Мой процесс начался — после нескольких отсрочек — 8 июля 1963 года и продолжался — в основном без допуска общественности — две недели. По указанию ведущего судьи, члена федерального суда Шумахера, по прозвищу Свирепый Пес, меня соответствующим образом готовили к процессу. За две недели до его начала он распорядился, чтобы по ночам меня контролировали через каждый час, обосновав это опасением, что я могу избежать процесса путем самоубийства. До этого судья меня в глаза не видел, так что он дал указание, основываясь не на личном впечатлении и хорошо понимая, что человеку, решившемуся на самоубийство, невозможно помешать выполнить свое намерение с помощью ежечасных проверок, наоборот, связанные с проверками психические нагрузки могут скорее укрепить его в этом. Все проверки проводились с большим шумом, так что спать ночью было невозможно. Человек, которого за ночь девять раз будят, через две недели становится физически истощенным. Именно в таком состоянии я появился в зале судебных заседаний.
Насколько торжественно и величаво вошли в зал пять членов суда третьей палаты по уголовным делам в их красных мантиях и беретах, настолько смешным показался мне этот средневековый маскарад. Они, обвинители и секретарь, двигались на возвышении, как маски во время карнавального шествия, с той только разницей, что сами себя принимали всерьез, считая, что находятся на высшей ступени юридической иерархии. И все это было спектаклем, так как приговор уже давно утвердили. Мои заявления выслушивались только в той мере, в какой это оказывалось удобным суду, а затем меня лишали слова. Я заметил, как председательствующий постоянно внимательно следил, чтобы я не сказал лишнего слова, которое могло бы вызвать скандал. Ведущий судья Шумахер постоянно пытался в ходе процесса вносить неуместную жесткость, так что председателю суда приходилось его неоднократно сдерживать. Он, например, решил сделать из меня видного и активного нациста только потому, что я в пятнадцать лет был шарфюрером в «гитлерюгенде», то есть имел второй от начала чин в иерархии этой организации. А сам он, бывший член нацистской партии (партбилет № 3961459) и сотрудник СА, пошел на то, что приписал все это своим «политическим ошибкам» и объявил себя просто «попутчиком» нацистов, чтобы стать федеральным судьей. И именно он попытался поставить мне в упрек мое прошлое.

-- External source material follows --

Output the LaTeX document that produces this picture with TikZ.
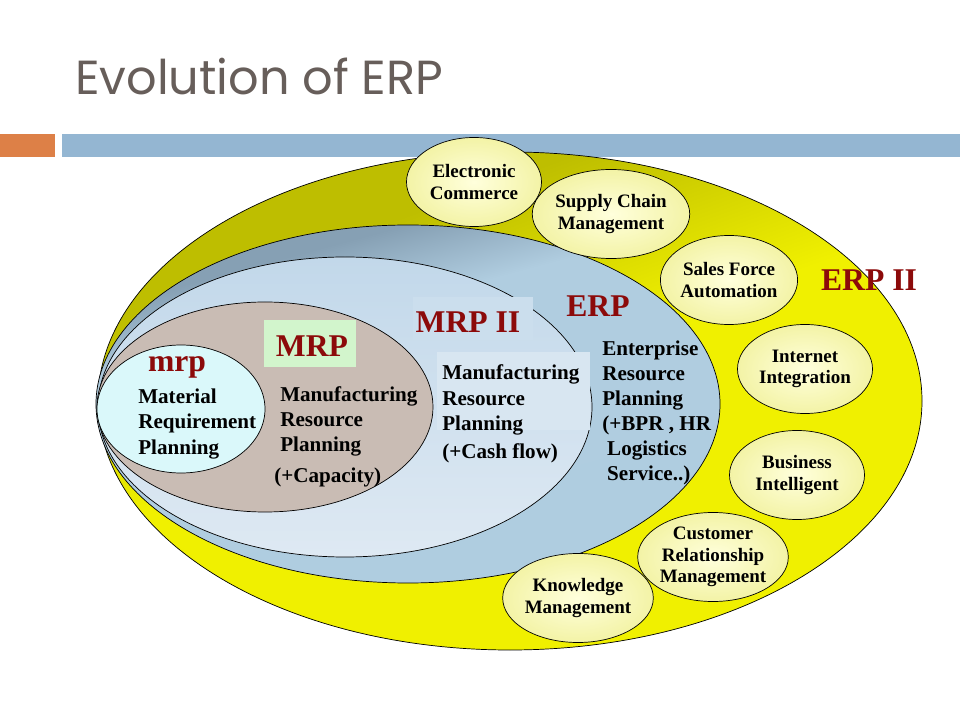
\documentclass[tikz,border=0pt]{standalone}
\usepackage{fontspec}
\usetikzlibrary{shapes.geometric}
\setmainfont{Liberation Serif}
\newfontfamily\titlefont{Poppins}
\definecolor{titlegray}{HTML}{675E5A}
\definecolor{barorange}{HTML}{DD8047}
\definecolor{barblue}{HTML}{94B6D2}
\definecolor{labelred}{HTML}{8C0A0A}
\definecolor{olivetop}{HTML}{BEBE00}
\definecolor{yellowlow}{HTML}{F0F000}
\definecolor{erptop}{HTML}{86A0B4}
\definecolor{erpmid}{HTML}{B0CDE0}
\definecolor{erplow}{HTML}{AECCE0}
\definecolor{mrpiitop}{HTML}{C2D8EA}
\definecolor{mrpiimid}{HTML}{D8E6F1}
\definecolor{mrpiilow}{HTML}{DEE9F3}
\definecolor{mrptaupe}{HTML}{C9BCB4}
\definecolor{mrpcyan}{HTML}{DAF8FA}
\definecolor{tagbox}{HTML}{D2F5CC}
\definecolor{modin}{HTML}{FFFFDC}
\definecolor{modout}{HTML}{F3F3A6}
\pgfdeclareverticalshading{erpiiyellow}{100bp}{color(0bp)=(yellowlow); color(52bp)=(yellowlow); color(68bp)=(olivetop); color(100bp)=(olivetop)}
\pgfdeclareverticalshading{erpblue}{100bp}{color(0bp)=(erplow); color(50bp)=(erpmid); color(62bp)=(erpmid); color(71bp)=(erptop); color(100bp)=(erptop)}

\begin{document}
\begin{tikzpicture}[
  x=0.025cm, y=-0.025cm,
  ring/.style={draw=black, line width=0.5pt},
  tag/.style={font=\fontsize{22.5}{26}\selectfont\bfseries, text=labelred, inner sep=0pt, anchor=base},
  body/.style={font=\fontsize{15}{17.9}\selectfont\bfseries, align=left, inner sep=0pt, anchor=west},
  module/.style={ellipse, draw=black, line width=0.5pt, inner color=modin, outer color=modout,
    minimum width=3.375cm, minimum height=2.225cm, inner sep=0pt, align=center,
    font=\fontsize{13.5}{15.3}\selectfont\bfseries}
]
  \useasboundingbox[fill=white] (0,0) rectangle (960,720);

  \node[font=\titlefont\fontsize{34}{40}\selectfont, text=titlegray, anchor=base west, inner sep=0pt] (title) at (75,95) {Evolution of ERP};
  \fill[barorange] (0,134) rectangle (55,157);
  \fill[barblue] (62,134) rectangle (960,157);

  % nested stages
  \draw[ring, shade, shading=erpiiyellow, shading angle=20] (510,401) ellipse [x radius=412, y radius=249];
  \draw[ring, shade, shading=erpblue, shading angle=15] (408,404) ellipse [x radius=312, y radius=179];
  \draw[ring, top color=mrpiitop, middle color=mrpiimid, bottom color=mrpiilow] (345,407) ellipse [x radius=247, y radius=150];
  \fill[mrpiimid!40!mrpiitop] (413,297) rectangle (533,340);
  \fill[mrpiimid] (437,352) rectangle (590,430);
  \draw[ring, fill=mrptaupe] (265,407) ellipse [x radius=168, y radius=105];
  \draw[ring, fill=mrpcyan] (181,409) ellipse [x radius=84, y radius=64];
  \fill[tagbox] (264,320) rectangle (356,367);

  \node[tag] (mrp) at (177,372) {mrp};
  \node[body] (mrptext) at (138,424) {Material\\Requirement\\Planning};
  \node[tag] (mrpcap) at (312,357) {MRP};
  \node[body] (mrpcaptext) at (280,421.5) {Manufacturing\\Resource\\Planning};
  \node[body] (capacity) at (274,477) {(+Capacity)};
  \node[tag] (mrpii) at (468,333) {MRP II};
  \node[body] (mrpiitext) at (442,400) {Manufacturing\\Resource\\Planning};
  \node[body] (cashflow) at (442,453) {(+Cash flow)};
  \node[tag] (erp) at (598,317) {ERP};
  \node[body] (erptext) at (602,413) {Enterprise\\Resource\\Planning\\(+BPR , HR\\\hspace{3.5pt}Logistics\\\hspace{3.5pt}Service..)};
  \node[tag] (erpii) at (869,291) {ERP II};

  % ERP II modules
  \node[module] (ecom) at (474,182) {Electronic\\Commerce};
  \node[module] (scm) at (611,214) {Supply Chain\\Management};
  \node[module] (sfa) at (729,280) {Sales Force\\Automation};
  \node[module] (inet) at (805,369) {Internet\\Integration};
  \node[module] (bi) at (797,475) {Business\\Intelligent};
  \node[module] (crm) at (713,557) {Customer\\Relationship\\Management};
  \node[module] (km) at (578,598) {Knowledge\\Management};
\end{tikzpicture}
\end{document}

Через две недели был вынесен приговор. 14 лет без зачета года предварительного заключения, то есть всего 15 лет лишения свободы — самая высокая мера наказания. Я был твердо убежден, что мне не придется отбывать этот срок полностью. Я рассчитывал на половину.
Противная сторона в силу своего «понимания» моей работы заклеймила меня предателем, как и многих других разведчиков, работавших в разведывательных центрах. В приговоре по моему делу от июля 1963 года при определении срока наказания говорилось: «Его вина чрезмерно велика уже в связи с тем исключительно большим объемом его многолетней предательской деятельности и значением переданного им материала. Велика была также степень опасности его личности, и прежде всего в связи с его важным служебным положением, высоким интеллектуальным уровнем и отсутствием всякой совести».

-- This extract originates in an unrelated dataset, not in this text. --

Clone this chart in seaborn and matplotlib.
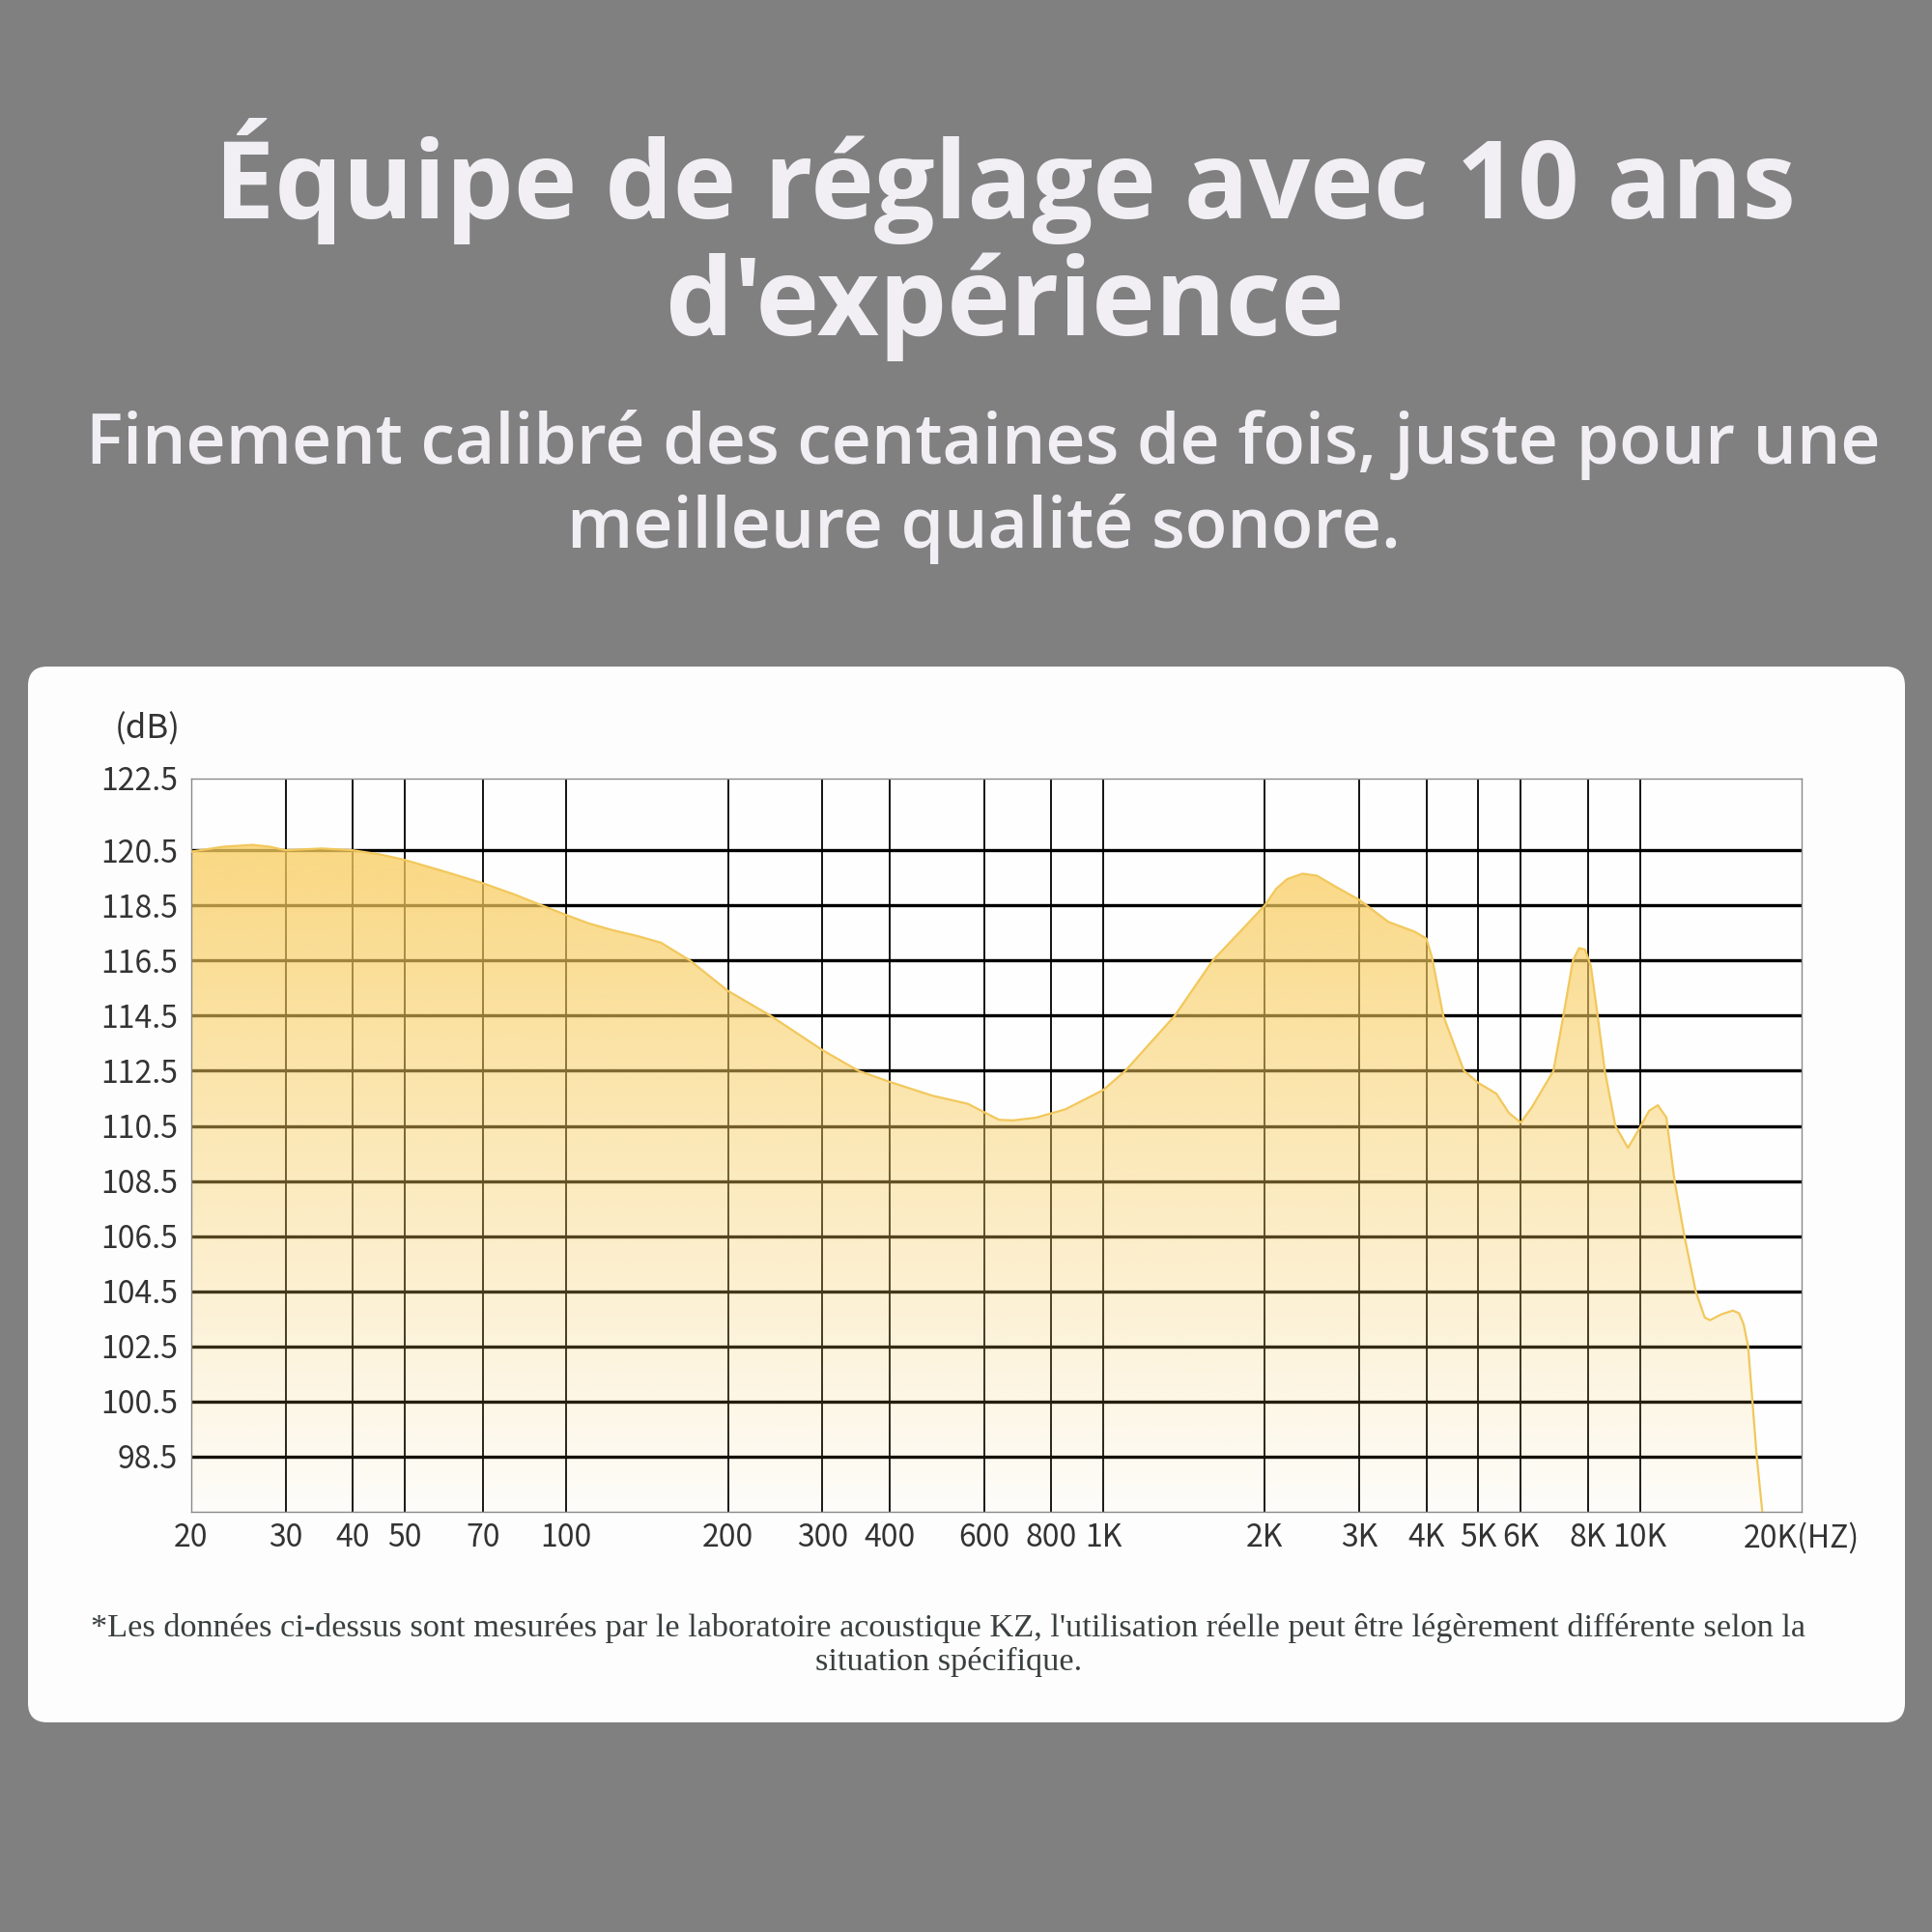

Пусть их говорят, ведь их родина не была нашей. Я позволю себе возразить против таких утверждений только в одном смысле. Политический противник, выполняющий свою работу по внутреннему убеждению, должен бы, собственно, знать, что предательство по чисто эгоистическим мотивам не дает той силы, которая необходима, чтобы столь долго держаться, а я сумел все же продержаться целых десять лет. В конце концов «люди из элиты» сами поняли это после того, как стало известно о моей «двойной игре». Люди же мыслящие, сумевшие по достоинству оценить мою работу, не могли согласиться с официальной версией «предателя». Даже находясь в заключении, я чувствовал их солидарность.
Понятие «предательство» всегда связано с позором человека и делает его гнусным. Этот ярлык хотели наклеить и на мое имя. Но я ничего не предал, наоборот, я остался верен своим новым взглядам, доставшимся мне так нелегко, а именно пониманию необходимости использовать все свои знания и все свое умение, свои старые связи, чтобы помочь Советскому Союзу в его тяжелой борьбе против развязывания третьей (в этом случае атомной) мировой войны. И если еще и сегодня некоторые средства массовой пропаганды называют меня предателем, то это результат раздражения как раз тем, что мне многое удалось, что я сумел внести свой вклад в обеспечение мира на стыке двух больших общественных систем. Они никогда не простят того, что человек из «их» круга, да еще принадлежавший к «элите», к СС, нашел в себе силы сотрудничать с Советским Союзом. Да я и не придаю никакого значения их «прощению». А подобного рода журналистская стряпня лишь разоблачает самих авторов, их политические взгляды. Если бы эти журналисты в своей работе действительно руководствовались политическими убеждениями, то они должны были бы признать за противником (то есть за мной) право на такие же политические, пусть и противоположные, убеждения. Но поскольку они этого не делают, то возможны только два вывода: первый — они клевещут на меня по злому умыслу, и второй — они сами видят в своей работе одно лишь прибыльное дело, а не возможность бороться за политические идеалы, хотя стремятся убедить нас в обратном.